Title: The minimum wage balancing act

Sub-title: There may be downsides to raising minimum wage rates during tough economic times.

 

News last week that Canada’s unemployment rate bounced back up to 8.0 percent spread new doubts regarding the solidity of the country’s economic recovery. Yet during that same time period, seven of Canada’s provinces raised minimum wage rates, which makes it more expensive and thus harder for businesses to hire workers.

 

The two contradictory trends illustrate starkly the balancing act that public officials face. While on one hand they face substantial public pressure to help the tens of thousands of workers who are trying to get into the job market, they also need to make sure that companies don’t overly exploit of those that do.

 

Why minimum wages?

Governments get involved in mandating a minimum wage for one simple reason: if they don’t businesses will take advantage of their employees, sometimes to excess. The Canadian Center for Policy Alternatives has done interesting research in this area. In 2008, the organization calculated that the “living wage,” (what in a family of four, with two workers would have to earn, to pay basic subsistence living expenses) in British Columbia was $16.74 per hour. By 2010 the organization had raised that amount to $18.17 per hour, due to sharp increases in rent and food costs there. However the province’s minimum wage is just $8.00 an hour, far less than what British Columbians from any category need to survive.

 

Minimum wage rates affect a surprisingly large number of people. According to Statistics Canada, close to 750,000 Canadians, or 5.2 percent of the labor force, worked at or below to the minimum wage in 2008.

 

Governments have been trying to address the unequal balance of power between business and labor in wage arbitration since at least 1918, when the first minimum wage laws were passed in British Columbia and Manitoba. In Canada, provinces and territories are responsible for setting up and enforcing labor laws. This means there is a wide disparity between minimum wage rates across the land, ranging from $10.25 per hour in Ontario, to British Columbia’s $8.00 per hour rate.

 

The argument for businesses

Yet while it is tempting to raise the minimum wage rates that businesses need to pay, things are not that simple says Dave Bryans, president of the Canadian Convenience Store Association. “Many of our member stores are operated by new Canadians and have very low profit margins. When governments raise minimum wages, they often can’t afford to pay the increases. So they have to slash working hours, and must instead put in the extra hours themselves,” says Bryans. “You would not believe how long the workweeks of some convenience store operators are.”

 

Bryans may be on to something. Economists say that when you raise the price of something, people will want less of it.

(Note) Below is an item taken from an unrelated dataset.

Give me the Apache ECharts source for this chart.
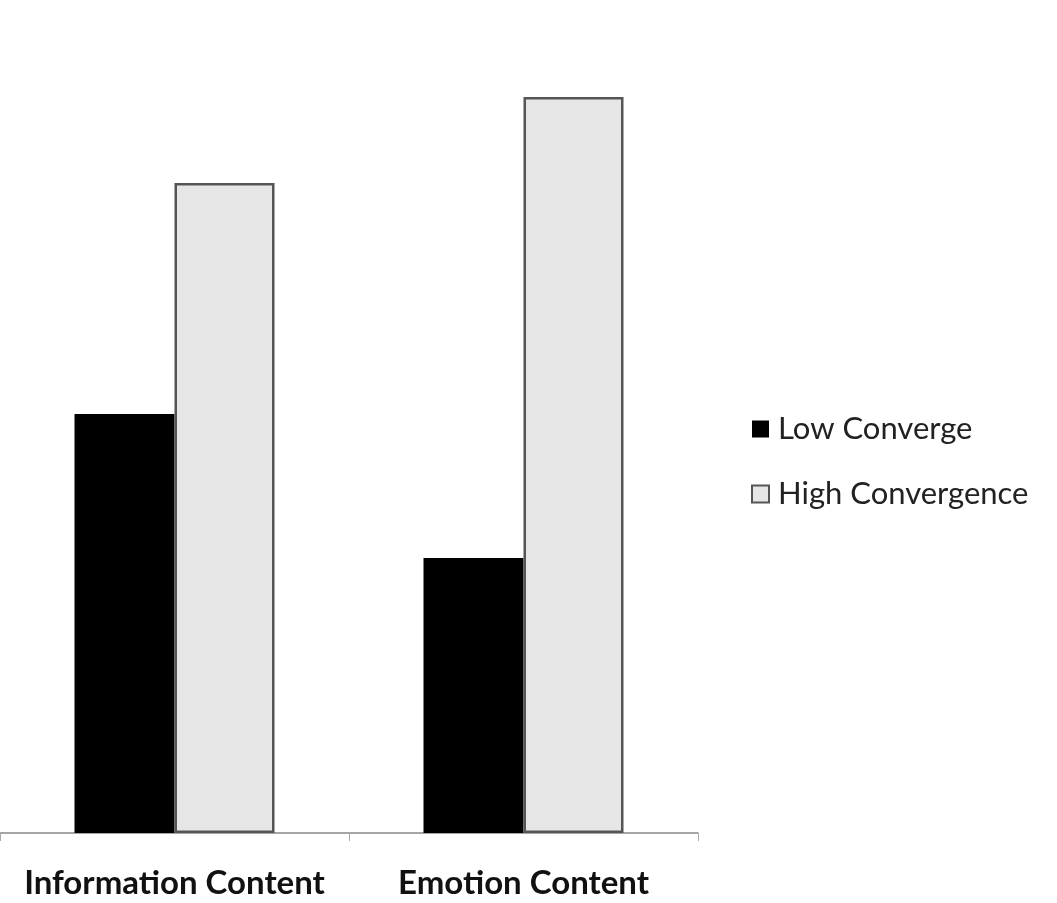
<!DOCTYPE html>
<html>
<head>
<meta charset="utf-8">
<script src="https://cdn.jsdelivr.net/npm/echarts@6/dist/echarts.min.js"></script>
<style>html,body{margin:0;padding:0;background:#fff;}#c{width:1057px;height:903px;}</style>
</head>
<body>
<div id="c"></div>
<script>
const categories = ['Information Content', 'Emotion Content'];
const lowConverge = [4.19, 2.75];
const highConvergence = [6.50, 7.36];
const seriesNames = ['Low Converge', 'High Convergence'];

const chart = echarts.init(document.getElementById('c'));
chart.setOption({
  animation: false,
  backgroundColor: '#fff',
  grid: { left: -10, right: 359, top: 97, bottom: 70 },
  legend: {
    orient: 'vertical',
    left: 746,
    top: 406,
    icon: 'rect',
    itemWidth: 17,
    itemHeight: 17,
    itemGap: 29,
    textStyle: { fontFamily: 'Lato', fontSize: 31, color: '#222', lineHeight: 36, padding: [0, 0, 0, 4] },
    data: seriesNames
  },
  xAxis: {
    type: 'category',
    data: categories,
    axisLine: { lineStyle: { color: '#888', width: 1.5 } },
    axisTick: { show: true, length: 8, lineStyle: { color: '#aaa' } },
    axisLabel: { interval: 0, fontFamily: 'Lato', fontWeight: 'bold', fontSize: 33, color: '#111', margin: 34 }
  },
  yAxis: { type: 'value', min: 0, max: 7.36, show: false, splitLine: { show: false } },
  series: [
    { name: seriesNames[0], type: 'bar', data: lowConverge, barWidth: 100, barGap: '0%',
      itemStyle: { color: '#000' } },
    { name: seriesNames[1], type: 'bar', data: highConvergence, barWidth: 100, barGap: '0%',
      itemStyle: { color: '#e6e6e6', borderColor: '#555', borderWidth: 2.5 } }
  ]
});
</script>
</body>
</html>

If governments force businesses to pay too much for labor, the argument goes, then they will try to do without it (by for example, buying more productivity-enhancing machinery). The other problem is that many businesses operate on the edge of solvency. Raise the wages they need to pay their workers, and not only do you make it hard for them to hire, you risk sending the entire firm into bankruptcy.

 

The government of Saskatchewan appears to agree with that point of view: in late July it announced that it was freezing its minimum wage rate at $9.25 for the foreseeable future. The government was acting on a recommendation from a review panel which said that “…a further increase in the minimum wage may impact of the competitiveness of Saskatchewan businesses compared to their counterparts in other provinces.”

 

Governments need to run a tight balancing act

Saskatchewan’s decision comes at a particularly fluid moment for the Canadian economy. While close to 200,000 jobs have been created during the past six months, employment has yet to fully rebound to pre-recession levels in many of the country’s regions, yet alone keep pace with natural labor force growth, a fact that the Saskatchewan panel took into account before rendering its decision.

 

Mark Beazly, a spokesperson for the Retail Council of Canada, lauds Saskatchewan’s balanced approach. “Minimum wage changes need to be linked to the state of the economy at any given time,” says Beazly. “Governments should at least consult with businesses before they take any action. And increases when they occur, should be in small increments, spread out over a relative long period of time, to give businesses time to adjust.”

 

However Hugh MacKenzie, en economist with the Canadian Center for Policy Alternatives disagrees with much of the analysis supplied by business experts. “Taking advantage of tough current troubles to suppress wage increases is completely not on the level,” says MacKenzie. “There is simply no evidence that restricting minimum wages leads to job creation.”

 

With a consensus like that, no wonder politicians have such a hard time setting ideal minimum wage levels.